→ Requirement
Look for "this" in the listing below. Gather each line that contains it.

[Plotting code records]
※ ※ ※

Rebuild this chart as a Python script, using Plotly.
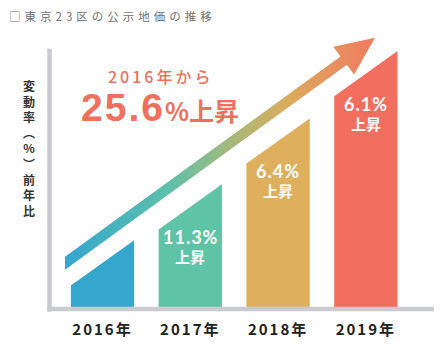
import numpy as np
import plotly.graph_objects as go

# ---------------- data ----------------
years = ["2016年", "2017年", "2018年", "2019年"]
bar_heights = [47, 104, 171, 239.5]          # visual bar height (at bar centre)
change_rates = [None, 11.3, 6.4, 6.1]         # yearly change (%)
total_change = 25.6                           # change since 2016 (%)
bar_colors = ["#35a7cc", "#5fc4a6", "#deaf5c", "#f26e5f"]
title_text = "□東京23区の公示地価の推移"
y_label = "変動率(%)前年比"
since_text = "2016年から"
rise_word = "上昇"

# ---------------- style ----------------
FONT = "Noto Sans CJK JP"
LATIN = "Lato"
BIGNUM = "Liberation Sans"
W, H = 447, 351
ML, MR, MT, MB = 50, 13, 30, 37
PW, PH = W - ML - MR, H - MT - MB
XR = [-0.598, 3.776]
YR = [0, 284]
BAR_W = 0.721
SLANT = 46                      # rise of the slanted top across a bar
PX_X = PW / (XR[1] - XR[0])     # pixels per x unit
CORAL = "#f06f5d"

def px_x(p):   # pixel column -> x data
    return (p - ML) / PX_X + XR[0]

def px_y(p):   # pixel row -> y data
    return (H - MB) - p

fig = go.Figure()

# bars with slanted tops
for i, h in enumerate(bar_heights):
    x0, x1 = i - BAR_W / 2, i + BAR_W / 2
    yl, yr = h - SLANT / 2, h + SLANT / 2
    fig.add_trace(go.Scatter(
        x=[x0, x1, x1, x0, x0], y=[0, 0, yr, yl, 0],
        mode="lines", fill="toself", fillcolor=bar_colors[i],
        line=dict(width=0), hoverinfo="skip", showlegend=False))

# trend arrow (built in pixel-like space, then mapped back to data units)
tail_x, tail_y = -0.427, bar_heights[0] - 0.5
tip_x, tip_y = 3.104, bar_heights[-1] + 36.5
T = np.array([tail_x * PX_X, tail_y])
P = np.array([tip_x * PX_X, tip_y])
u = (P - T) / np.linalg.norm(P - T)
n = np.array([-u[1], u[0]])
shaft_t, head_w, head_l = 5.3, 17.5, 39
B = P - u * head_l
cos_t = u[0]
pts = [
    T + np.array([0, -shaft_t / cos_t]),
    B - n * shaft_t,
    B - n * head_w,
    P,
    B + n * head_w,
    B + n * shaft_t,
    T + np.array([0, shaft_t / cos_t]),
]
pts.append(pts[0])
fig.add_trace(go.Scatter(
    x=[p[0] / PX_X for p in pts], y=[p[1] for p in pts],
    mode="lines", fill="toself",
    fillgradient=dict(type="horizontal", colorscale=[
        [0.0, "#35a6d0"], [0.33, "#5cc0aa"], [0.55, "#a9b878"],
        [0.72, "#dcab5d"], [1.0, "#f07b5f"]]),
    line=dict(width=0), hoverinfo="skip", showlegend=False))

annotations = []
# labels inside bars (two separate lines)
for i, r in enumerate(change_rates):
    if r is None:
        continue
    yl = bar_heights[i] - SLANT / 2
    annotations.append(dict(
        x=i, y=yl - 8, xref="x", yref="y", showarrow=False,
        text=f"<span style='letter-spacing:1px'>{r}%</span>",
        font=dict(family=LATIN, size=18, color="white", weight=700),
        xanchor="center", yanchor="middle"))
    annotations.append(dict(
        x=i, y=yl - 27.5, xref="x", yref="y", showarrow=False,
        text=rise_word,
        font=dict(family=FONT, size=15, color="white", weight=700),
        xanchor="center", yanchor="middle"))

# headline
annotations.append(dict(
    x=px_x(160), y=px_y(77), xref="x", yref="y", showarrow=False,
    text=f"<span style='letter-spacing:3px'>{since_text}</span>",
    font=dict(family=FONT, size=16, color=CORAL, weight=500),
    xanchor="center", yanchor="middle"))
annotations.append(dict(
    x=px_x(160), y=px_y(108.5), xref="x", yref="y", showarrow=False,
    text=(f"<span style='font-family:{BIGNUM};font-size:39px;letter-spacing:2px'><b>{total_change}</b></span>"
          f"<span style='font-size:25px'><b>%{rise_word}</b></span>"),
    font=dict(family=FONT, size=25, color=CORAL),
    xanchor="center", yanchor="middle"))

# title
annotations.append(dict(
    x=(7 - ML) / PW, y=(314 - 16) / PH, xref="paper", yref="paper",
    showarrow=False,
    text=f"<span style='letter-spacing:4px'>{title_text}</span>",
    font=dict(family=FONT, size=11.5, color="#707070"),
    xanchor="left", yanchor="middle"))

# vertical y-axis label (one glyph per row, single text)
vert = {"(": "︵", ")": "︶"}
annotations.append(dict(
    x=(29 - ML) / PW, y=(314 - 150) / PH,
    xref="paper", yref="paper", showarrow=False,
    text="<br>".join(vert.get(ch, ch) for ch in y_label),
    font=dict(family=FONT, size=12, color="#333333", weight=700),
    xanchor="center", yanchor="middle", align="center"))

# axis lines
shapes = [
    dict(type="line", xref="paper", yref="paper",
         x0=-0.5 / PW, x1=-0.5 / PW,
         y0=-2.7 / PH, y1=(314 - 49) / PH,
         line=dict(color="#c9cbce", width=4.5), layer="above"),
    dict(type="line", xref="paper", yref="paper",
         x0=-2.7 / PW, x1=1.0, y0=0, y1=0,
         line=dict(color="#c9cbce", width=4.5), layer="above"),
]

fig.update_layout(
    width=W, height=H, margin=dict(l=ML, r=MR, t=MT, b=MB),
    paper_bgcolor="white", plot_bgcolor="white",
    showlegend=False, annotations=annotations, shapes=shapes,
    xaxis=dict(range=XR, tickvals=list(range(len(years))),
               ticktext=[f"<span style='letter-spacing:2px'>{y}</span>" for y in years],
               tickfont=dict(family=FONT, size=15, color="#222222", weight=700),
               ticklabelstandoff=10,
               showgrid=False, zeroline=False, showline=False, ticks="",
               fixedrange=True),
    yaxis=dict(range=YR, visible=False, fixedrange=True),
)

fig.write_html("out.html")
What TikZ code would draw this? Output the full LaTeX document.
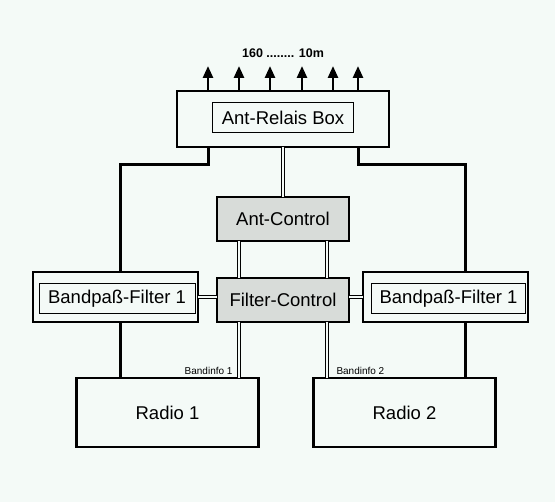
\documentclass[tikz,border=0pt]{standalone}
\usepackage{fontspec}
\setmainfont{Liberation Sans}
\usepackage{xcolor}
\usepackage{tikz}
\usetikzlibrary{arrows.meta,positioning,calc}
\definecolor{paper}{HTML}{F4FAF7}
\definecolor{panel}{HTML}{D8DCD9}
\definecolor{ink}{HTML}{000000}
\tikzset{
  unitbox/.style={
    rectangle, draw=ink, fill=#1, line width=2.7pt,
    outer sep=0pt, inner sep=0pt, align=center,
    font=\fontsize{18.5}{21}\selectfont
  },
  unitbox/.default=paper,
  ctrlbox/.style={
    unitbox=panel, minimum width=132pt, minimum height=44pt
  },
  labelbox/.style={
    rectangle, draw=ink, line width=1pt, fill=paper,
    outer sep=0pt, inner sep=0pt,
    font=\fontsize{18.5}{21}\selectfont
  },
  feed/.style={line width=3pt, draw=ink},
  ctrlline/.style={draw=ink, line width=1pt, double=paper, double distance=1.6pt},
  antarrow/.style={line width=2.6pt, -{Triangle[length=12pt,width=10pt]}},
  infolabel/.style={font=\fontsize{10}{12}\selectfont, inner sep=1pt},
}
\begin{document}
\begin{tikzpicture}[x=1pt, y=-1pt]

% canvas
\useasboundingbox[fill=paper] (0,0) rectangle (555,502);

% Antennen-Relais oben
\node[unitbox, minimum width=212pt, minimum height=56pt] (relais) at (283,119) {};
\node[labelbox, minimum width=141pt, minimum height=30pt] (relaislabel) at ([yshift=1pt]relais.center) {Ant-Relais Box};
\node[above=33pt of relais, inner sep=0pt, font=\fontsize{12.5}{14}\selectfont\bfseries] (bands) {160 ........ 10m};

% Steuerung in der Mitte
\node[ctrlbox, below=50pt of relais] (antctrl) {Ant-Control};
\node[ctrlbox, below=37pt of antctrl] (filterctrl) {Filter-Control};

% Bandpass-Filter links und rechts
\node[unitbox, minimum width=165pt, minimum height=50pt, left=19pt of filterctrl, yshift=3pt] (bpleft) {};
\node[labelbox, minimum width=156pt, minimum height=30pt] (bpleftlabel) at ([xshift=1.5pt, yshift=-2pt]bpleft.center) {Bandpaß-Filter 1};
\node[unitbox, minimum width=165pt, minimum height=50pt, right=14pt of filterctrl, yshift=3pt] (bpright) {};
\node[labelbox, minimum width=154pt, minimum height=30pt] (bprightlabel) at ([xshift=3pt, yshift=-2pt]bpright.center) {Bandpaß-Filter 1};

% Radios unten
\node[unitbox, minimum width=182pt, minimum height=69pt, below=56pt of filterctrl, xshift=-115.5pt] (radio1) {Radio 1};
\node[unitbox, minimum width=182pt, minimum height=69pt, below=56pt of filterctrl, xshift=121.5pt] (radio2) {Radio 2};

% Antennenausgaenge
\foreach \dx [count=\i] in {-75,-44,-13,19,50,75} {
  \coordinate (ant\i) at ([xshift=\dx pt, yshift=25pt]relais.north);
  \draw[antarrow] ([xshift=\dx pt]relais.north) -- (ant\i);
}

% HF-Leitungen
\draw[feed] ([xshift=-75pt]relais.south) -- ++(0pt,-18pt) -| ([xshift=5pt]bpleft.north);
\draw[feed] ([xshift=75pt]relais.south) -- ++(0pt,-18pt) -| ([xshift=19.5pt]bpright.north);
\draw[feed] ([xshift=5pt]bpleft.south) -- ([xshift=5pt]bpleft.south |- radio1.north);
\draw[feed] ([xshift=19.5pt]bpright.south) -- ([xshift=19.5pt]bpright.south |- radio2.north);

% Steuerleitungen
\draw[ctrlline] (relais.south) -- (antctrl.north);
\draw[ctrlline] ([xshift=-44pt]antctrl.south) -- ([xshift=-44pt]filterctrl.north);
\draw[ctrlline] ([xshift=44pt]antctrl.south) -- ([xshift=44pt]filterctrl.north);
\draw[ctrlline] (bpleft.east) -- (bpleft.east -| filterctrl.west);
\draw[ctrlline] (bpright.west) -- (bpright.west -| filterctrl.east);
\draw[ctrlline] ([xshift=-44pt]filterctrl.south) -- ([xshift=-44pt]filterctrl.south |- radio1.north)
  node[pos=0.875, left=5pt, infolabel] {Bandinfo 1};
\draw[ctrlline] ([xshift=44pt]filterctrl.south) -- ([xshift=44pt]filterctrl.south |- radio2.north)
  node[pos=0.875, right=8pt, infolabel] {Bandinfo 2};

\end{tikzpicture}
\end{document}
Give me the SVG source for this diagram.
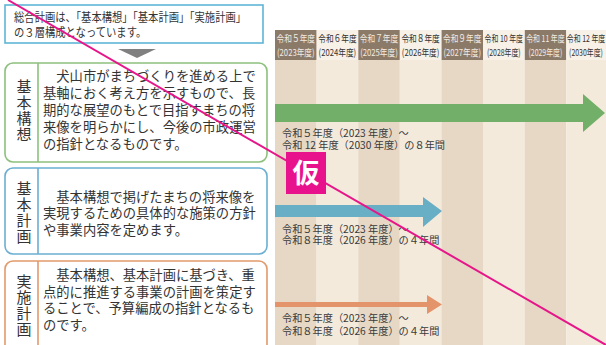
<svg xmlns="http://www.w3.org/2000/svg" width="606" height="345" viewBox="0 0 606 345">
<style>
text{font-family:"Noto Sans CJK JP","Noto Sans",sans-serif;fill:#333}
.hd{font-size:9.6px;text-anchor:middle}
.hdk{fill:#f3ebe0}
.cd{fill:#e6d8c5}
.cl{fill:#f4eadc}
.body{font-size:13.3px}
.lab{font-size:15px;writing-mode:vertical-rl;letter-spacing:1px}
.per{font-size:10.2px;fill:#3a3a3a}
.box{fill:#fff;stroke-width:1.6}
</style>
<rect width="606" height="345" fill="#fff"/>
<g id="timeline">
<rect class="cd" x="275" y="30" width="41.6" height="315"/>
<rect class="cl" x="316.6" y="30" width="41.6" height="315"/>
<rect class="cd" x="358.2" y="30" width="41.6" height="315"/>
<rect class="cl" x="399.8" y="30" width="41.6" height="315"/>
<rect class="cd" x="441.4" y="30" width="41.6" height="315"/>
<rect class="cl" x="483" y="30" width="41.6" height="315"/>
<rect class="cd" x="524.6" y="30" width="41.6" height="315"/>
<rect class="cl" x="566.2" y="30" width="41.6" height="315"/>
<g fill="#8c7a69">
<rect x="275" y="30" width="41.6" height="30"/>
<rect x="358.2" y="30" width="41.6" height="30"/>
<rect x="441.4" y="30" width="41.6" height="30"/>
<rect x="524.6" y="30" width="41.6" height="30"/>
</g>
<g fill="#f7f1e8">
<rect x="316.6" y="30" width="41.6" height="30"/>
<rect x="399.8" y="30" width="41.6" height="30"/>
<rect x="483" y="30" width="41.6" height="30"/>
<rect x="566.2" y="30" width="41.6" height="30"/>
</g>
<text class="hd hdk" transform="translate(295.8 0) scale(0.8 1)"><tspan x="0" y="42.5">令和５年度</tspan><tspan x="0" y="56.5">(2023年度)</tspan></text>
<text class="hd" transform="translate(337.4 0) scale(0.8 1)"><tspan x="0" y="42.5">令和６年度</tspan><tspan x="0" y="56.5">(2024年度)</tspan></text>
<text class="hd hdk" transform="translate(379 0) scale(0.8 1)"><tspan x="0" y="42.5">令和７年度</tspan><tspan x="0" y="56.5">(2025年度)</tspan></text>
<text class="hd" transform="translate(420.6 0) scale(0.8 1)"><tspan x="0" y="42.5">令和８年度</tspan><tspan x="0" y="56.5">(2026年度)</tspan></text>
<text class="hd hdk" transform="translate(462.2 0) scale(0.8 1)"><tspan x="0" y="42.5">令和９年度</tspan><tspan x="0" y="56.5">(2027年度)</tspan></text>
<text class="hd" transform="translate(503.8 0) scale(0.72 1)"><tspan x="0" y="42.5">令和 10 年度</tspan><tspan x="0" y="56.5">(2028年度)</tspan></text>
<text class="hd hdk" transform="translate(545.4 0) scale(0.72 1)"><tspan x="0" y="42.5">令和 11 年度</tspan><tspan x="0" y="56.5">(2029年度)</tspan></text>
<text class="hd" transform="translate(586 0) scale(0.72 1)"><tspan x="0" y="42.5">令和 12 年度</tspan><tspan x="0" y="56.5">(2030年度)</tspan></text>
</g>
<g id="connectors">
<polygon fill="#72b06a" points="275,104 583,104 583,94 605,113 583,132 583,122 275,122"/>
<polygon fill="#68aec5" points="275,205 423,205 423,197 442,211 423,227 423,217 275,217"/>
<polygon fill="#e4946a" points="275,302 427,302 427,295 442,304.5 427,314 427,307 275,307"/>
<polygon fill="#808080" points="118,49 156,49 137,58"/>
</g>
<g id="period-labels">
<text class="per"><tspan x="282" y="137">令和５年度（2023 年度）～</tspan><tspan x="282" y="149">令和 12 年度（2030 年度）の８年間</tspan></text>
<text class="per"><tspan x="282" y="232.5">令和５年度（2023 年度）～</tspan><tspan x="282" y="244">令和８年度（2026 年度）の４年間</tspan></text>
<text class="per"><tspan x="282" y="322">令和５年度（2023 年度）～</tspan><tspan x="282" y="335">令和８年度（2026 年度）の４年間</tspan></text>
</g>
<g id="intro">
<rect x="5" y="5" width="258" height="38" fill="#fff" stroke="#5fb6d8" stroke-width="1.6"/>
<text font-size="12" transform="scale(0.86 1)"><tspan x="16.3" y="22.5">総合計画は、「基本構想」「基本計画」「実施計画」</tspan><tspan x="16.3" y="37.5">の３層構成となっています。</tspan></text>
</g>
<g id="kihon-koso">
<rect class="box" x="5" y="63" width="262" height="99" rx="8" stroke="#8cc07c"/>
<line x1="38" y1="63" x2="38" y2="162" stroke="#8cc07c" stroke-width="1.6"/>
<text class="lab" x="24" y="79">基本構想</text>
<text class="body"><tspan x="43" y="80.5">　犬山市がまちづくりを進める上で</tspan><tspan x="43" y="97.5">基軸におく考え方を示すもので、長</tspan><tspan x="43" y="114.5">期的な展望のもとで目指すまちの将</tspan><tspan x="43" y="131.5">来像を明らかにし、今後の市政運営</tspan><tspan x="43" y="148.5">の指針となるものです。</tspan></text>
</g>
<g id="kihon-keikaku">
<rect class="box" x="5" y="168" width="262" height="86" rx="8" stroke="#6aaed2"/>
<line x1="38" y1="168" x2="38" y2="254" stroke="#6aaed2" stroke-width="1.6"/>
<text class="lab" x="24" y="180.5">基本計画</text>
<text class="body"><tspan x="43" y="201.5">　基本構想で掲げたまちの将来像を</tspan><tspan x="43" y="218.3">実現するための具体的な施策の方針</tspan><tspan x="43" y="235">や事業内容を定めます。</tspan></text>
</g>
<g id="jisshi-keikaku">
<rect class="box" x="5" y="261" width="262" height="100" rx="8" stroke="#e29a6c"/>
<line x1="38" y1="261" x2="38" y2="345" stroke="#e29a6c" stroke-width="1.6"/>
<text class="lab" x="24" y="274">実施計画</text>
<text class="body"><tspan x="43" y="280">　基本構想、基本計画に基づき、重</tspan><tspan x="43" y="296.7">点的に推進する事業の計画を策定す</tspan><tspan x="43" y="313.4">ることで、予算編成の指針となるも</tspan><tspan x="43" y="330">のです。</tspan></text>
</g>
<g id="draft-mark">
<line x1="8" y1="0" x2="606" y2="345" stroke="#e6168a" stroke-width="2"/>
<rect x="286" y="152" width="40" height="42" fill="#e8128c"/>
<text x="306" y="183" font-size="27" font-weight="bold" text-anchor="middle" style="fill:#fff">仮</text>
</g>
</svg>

※ ※ ※

→ Correct result
Rebuild this chart as a Python script, using Plotly.
What TikZ code would draw this? Output the full LaTeX document.
Give me the SVG source for this diagram.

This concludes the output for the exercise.